Safety Culture and Liability Management ~ Ransom

Sorry guys I’m on my phone and I had to choose a photo from this blog


Those of us in blue-collar occupations (and many of us who aren't) have seen “safety culture” grow at a marvelous rate over the last little while. Safety is number one, safety is the first priority, safety safety safety.

While it is difficult to argue against safety as an abstract value, it is easy to argue that contemporary safety culture is a bin of weasel nuts.

No matter how important safety is, there comes a point where safety is a malinvestment. I argue that we have in many circumstances passed that point.

The Grim Unknown


One reason for the over-emphasis on safety is that both injuries & certain safety practices lends themselves to measurement while prevented injuries do not.

Great difficulty and ingenuity is spent to contrast what has happened with what would have otherwise happened. This could easily be an argument against safety practices because their effectiveness is a hard thing to measure, but in this case it makes a lot of sense: imagine a lottery where purchasing tickets increased your chances, not of acquiring a mega-yacht, but of avoiding being run over by Hillary Clinton in a station wagon?

While non-participation in a conventional lottery means forfeiting the infinitesimal chance of “the big win” (as well as the very concrete expense of all those tickets), non-participation in the safety lottery means unmeasurable-but-increased exposure to unknown risks at an unknown frequency.

Safety is therefore a sort of insurance against unknown but grim outcomes.

Where the price of failure is expensive to discover it makes sense to purchase (probably) unnecessary levels of insurance just to be safe.

This would probably work out pretty well if it weren't for an additional twist – Liability.

Liability


Legal liability adds an additional level of threat to companies, one that dwarfs everything else.

It is easy to implement a monthly safety observation quota. It is easy to implement a recurrent managerial “hazard hunt.” The visible costs are low. The worst-case scenario being guarded against is frighteningly costly.

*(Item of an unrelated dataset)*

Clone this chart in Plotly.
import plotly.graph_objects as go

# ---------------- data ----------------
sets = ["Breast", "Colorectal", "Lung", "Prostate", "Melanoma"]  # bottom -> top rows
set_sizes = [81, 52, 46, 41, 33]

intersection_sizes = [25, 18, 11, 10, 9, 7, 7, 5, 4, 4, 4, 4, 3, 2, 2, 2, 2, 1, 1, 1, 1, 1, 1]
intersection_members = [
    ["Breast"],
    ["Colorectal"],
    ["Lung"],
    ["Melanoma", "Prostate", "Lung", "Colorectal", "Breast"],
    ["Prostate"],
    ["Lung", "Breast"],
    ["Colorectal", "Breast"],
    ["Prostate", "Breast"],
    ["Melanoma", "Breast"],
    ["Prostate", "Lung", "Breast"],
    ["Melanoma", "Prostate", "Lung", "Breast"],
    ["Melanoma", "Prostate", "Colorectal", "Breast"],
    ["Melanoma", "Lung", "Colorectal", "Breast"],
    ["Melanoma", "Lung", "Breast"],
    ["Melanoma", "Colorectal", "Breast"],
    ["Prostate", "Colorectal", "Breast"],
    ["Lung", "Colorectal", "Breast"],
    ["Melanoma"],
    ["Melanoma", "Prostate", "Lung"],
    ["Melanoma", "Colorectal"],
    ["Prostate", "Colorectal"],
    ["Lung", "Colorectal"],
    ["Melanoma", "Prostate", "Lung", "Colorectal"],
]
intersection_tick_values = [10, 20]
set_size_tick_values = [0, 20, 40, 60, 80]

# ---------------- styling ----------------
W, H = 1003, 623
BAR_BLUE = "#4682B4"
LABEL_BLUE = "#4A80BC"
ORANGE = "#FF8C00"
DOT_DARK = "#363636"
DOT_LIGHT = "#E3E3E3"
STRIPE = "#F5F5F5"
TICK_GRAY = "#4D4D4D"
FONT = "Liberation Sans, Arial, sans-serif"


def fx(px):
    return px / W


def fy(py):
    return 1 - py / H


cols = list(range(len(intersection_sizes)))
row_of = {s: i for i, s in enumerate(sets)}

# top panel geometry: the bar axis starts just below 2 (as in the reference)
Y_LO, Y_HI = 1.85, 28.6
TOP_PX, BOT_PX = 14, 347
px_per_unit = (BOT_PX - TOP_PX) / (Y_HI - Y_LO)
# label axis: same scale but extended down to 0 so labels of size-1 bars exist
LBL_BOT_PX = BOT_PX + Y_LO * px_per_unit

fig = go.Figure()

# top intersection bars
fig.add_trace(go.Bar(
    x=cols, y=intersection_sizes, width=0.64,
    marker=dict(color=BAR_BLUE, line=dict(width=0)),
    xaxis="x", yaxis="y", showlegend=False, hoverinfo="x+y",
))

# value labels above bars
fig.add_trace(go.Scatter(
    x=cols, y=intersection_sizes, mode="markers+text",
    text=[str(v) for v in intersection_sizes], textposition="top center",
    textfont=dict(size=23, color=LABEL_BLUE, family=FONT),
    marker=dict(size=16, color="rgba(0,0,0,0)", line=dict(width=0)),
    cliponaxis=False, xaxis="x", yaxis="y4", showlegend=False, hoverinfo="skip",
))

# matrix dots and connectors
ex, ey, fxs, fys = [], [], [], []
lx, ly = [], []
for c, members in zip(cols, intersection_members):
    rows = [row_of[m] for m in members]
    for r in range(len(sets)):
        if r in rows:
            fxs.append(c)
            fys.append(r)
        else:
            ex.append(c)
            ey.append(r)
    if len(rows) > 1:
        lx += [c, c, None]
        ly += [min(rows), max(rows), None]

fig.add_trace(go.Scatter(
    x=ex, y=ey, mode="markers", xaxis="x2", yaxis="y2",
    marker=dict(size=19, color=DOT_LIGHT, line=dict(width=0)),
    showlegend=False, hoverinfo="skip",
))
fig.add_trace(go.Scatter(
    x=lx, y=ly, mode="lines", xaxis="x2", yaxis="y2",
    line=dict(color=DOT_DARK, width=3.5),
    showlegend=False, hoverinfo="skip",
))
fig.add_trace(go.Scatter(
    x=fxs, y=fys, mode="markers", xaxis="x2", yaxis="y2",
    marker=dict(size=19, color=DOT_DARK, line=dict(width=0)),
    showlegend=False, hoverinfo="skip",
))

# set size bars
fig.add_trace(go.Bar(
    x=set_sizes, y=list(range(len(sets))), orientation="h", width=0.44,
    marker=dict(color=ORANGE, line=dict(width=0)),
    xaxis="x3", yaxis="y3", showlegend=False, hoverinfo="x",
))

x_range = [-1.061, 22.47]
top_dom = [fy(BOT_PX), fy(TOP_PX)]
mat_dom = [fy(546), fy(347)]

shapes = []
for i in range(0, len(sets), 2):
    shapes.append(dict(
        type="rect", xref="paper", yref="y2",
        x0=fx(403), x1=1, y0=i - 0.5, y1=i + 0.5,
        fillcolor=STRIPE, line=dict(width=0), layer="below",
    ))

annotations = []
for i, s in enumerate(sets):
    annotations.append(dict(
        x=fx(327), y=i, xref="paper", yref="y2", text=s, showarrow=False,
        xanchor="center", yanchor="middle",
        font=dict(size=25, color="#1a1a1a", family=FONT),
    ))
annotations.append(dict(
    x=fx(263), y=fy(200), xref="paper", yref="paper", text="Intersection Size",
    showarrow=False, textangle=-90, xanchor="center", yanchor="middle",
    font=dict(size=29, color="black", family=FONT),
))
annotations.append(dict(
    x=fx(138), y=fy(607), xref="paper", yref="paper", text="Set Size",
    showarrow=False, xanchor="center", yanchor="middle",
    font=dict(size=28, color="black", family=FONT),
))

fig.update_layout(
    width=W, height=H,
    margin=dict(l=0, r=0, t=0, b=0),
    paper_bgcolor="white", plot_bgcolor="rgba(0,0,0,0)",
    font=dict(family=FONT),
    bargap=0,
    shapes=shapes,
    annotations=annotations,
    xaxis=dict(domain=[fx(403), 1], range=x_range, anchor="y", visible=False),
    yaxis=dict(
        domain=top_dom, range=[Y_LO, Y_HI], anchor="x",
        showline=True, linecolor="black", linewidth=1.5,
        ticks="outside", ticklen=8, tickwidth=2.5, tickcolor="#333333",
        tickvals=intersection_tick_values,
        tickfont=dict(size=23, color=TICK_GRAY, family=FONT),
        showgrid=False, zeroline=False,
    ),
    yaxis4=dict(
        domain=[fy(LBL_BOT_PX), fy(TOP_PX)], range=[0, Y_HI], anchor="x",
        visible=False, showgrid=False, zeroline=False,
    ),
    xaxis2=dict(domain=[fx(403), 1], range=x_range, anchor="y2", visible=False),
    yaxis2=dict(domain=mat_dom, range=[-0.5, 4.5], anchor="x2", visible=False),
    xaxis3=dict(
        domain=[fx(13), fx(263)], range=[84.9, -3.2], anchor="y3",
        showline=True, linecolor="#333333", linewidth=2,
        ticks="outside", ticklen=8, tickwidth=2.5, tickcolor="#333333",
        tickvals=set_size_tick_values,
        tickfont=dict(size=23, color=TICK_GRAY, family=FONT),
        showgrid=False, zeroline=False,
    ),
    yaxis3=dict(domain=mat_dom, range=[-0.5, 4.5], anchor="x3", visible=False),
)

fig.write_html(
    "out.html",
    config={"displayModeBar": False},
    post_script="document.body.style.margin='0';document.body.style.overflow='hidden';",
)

We have created a system where the success or failure of an enterprise hinges upon its ability to avoid liability. Liability shifts the costs from the individual to the organization. Where idiots once had to pay a stupidity tax in the form of pain, financial hardship, or even loss of life, now the organization is culpable.

Organizations have deeper pockets with softer limits than individuals. Combined with the cultural shift towards placing blame on systems than on individuals it is easier to stomach destroying a company than letting individuals shoulder the punishment themselves.

It doesn't help that the boundary between system design and individual choice is soft and fluid. Where do the company's responsibilities end? It sure seems “safer” to place the lion's share of burden on the company, but this increases the total costs of the system because the individual is more efficient at some things than the group.

Results


We have built an entire economy around ascribing value to non-events, which are grossly difficult to measure. We value acute events disproportionately to chronic, low-level events. We base our concerns upon information provided by third parties instead of our own experience. This results in behavioral distortions.

Because non-events are impossible to quantify we instead rely on procedures. This leads to the development of two layers in companies; the managerial layer, which is auditable & where the lawyers play, and the productive layer, which is opaque.

The lawyers' job is to entertain the other lawyers and dance the don't-fine-me dance. They are unproductive and are supported by the productive layer, which must must figure out ways to (seem to) comply or else the entire operation becomes unsustainable.

School shootings are an emotionally wrenching topic that attract unlimited funding to combat, but the measures taken are expensive & useless (scanners) or dangerous on a low level that doesn't register on the decision-making level (bollards). Money is spent on things that provide little value or even lead to routine loss of life.

Television exacerbates the situation by focusing only on the high-profile problems & giving little to no coverage to the distributed problems that account for the bulk of costs and injuries.

Conclusion


I just went through another round of safety training and am cranky about it.